__SOURCE EXCERPT__.
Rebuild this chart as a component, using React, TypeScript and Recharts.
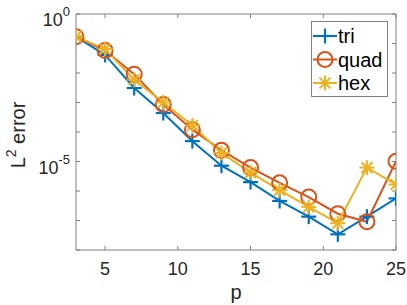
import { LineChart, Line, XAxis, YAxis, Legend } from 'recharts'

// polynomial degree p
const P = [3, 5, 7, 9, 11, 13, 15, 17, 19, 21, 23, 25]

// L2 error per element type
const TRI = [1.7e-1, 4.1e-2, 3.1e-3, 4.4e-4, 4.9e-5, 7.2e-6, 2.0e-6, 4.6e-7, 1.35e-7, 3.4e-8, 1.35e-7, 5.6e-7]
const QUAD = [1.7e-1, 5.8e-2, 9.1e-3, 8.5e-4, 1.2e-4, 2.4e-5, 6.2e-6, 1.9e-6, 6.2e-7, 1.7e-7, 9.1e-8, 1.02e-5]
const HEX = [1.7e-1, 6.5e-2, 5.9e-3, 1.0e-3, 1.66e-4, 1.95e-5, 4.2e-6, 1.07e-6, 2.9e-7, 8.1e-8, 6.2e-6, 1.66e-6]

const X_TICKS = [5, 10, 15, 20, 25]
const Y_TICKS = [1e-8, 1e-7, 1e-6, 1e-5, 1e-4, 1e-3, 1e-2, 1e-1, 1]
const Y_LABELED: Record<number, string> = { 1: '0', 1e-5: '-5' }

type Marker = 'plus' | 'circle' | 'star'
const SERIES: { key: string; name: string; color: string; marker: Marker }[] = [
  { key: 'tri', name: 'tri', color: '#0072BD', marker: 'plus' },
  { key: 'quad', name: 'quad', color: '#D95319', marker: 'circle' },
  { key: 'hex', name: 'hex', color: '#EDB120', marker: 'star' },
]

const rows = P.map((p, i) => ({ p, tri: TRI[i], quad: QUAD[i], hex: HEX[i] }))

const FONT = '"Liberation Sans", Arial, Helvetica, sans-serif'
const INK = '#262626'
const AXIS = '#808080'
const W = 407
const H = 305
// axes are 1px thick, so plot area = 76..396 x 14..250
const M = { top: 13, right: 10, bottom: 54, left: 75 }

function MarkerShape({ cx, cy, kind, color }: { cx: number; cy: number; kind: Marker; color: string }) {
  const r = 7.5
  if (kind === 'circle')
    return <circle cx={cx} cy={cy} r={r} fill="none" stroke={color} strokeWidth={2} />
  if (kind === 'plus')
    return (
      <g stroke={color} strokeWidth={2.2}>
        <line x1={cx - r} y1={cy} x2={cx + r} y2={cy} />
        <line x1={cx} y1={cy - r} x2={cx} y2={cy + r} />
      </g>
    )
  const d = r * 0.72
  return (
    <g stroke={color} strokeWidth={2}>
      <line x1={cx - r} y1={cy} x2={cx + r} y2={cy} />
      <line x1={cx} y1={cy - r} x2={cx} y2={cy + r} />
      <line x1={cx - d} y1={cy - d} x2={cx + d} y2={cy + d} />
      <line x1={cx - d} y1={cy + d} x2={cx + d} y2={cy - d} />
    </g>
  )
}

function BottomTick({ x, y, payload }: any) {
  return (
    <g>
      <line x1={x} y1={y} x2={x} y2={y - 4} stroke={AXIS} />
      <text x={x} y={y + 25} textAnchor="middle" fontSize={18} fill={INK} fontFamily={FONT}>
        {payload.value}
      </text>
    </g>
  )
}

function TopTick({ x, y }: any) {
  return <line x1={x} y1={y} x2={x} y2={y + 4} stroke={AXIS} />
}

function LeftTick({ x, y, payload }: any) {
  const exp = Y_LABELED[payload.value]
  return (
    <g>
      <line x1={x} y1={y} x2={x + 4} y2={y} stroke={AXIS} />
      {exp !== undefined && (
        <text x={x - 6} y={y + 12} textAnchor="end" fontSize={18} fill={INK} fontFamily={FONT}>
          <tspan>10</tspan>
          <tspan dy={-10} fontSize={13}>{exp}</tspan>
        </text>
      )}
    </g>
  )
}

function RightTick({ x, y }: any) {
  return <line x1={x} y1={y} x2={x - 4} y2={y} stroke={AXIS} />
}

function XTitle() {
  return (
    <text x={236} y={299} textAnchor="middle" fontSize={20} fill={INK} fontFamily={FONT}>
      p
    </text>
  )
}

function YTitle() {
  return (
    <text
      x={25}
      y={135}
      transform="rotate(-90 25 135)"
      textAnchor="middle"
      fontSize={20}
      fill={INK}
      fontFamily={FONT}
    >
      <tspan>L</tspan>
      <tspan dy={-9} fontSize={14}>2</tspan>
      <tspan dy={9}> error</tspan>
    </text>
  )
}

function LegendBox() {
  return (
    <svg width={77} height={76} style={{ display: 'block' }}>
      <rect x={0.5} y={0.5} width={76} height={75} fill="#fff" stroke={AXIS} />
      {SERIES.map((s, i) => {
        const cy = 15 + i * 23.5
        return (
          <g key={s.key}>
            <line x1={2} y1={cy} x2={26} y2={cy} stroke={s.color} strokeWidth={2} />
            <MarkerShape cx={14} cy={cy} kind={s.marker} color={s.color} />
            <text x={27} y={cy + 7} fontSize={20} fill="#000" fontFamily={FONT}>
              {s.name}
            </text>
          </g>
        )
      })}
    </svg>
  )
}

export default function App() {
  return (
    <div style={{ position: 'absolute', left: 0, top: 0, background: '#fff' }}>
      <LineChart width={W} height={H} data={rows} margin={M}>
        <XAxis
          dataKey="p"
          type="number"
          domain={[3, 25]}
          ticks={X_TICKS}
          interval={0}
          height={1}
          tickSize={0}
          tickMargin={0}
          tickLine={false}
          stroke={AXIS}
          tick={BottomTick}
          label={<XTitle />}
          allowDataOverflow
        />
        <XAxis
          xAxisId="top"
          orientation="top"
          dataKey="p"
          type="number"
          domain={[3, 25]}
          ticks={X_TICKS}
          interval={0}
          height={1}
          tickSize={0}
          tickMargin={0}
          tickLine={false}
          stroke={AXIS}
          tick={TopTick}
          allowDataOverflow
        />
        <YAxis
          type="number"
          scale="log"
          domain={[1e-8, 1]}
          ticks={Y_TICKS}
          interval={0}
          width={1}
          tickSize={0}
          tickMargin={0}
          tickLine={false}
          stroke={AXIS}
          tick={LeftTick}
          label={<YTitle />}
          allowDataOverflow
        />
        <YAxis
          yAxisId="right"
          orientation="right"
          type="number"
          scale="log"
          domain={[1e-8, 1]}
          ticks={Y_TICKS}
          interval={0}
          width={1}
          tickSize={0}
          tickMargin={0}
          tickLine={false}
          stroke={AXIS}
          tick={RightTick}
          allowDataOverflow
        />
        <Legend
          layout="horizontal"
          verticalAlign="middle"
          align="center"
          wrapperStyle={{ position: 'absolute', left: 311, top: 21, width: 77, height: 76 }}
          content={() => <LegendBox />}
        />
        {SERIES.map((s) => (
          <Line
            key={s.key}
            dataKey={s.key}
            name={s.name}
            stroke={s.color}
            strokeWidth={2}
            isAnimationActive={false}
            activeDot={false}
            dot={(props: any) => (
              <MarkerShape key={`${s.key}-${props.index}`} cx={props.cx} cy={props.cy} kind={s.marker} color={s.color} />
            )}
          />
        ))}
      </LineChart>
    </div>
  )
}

__PROBLEM__. Exactly restate the lines from the beginning of the data through the line with "54, left: 75", and no others, keeping pictures out.

__COMPLETE RESPONSE__.
Rebuild this chart as a component, using React, TypeScript and Recharts.
import { LineChart, Line, XAxis, YAxis, Legend } from 'recharts'

// polynomial degree p
const P = [3, 5, 7, 9, 11, 13, 15, 17, 19, 21, 23, 25]

// L2 error per element type
const TRI = [1.7e-1, 4.1e-2, 3.1e-3, 4.4e-4, 4.9e-5, 7.2e-6, 2.0e-6, 4.6e-7, 1.35e-7, 3.4e-8, 1.35e-7, 5.6e-7]
const QUAD = [1.7e-1, 5.8e-2, 9.1e-3, 8.5e-4, 1.2e-4, 2.4e-5, 6.2e-6, 1.9e-6, 6.2e-7, 1.7e-7, 9.1e-8, 1.02e-5]
const HEX = [1.7e-1, 6.5e-2, 5.9e-3, 1.0e-3, 1.66e-4, 1.95e-5, 4.2e-6, 1.07e-6, 2.9e-7, 8.1e-8, 6.2e-6, 1.66e-6]

const X_TICKS = [5, 10, 15, 20, 25]
const Y_TICKS = [1e-8, 1e-7, 1e-6, 1e-5, 1e-4, 1e-3, 1e-2, 1e-1, 1]
const Y_LABELED: Record<number, string> = { 1: '0', 1e-5: '-5' }

type Marker = 'plus' | 'circle' | 'star'
const SERIES: { key: string; name: string; color: string; marker: Marker }[] = [
  { key: 'tri', name: 'tri', color: '#0072BD', marker: 'plus' },
  { key: 'quad', name: 'quad', color: '#D95319', marker: 'circle' },
  { key: 'hex', name: 'hex', color: '#EDB120', marker: 'star' },
]

const rows = P.map((p, i) => ({ p, tri: TRI[i], quad: QUAD[i], hex: HEX[i] }))

const FONT = '"Liberation Sans", Arial, Helvetica, sans-serif'
const INK = '#262626'
const AXIS = '#808080'
const W = 407
const H = 305
// axes are 1px thick, so plot area = 76..396 x 14..250
const M = { top: 13, right: 10, bottom: 54, left: 75 }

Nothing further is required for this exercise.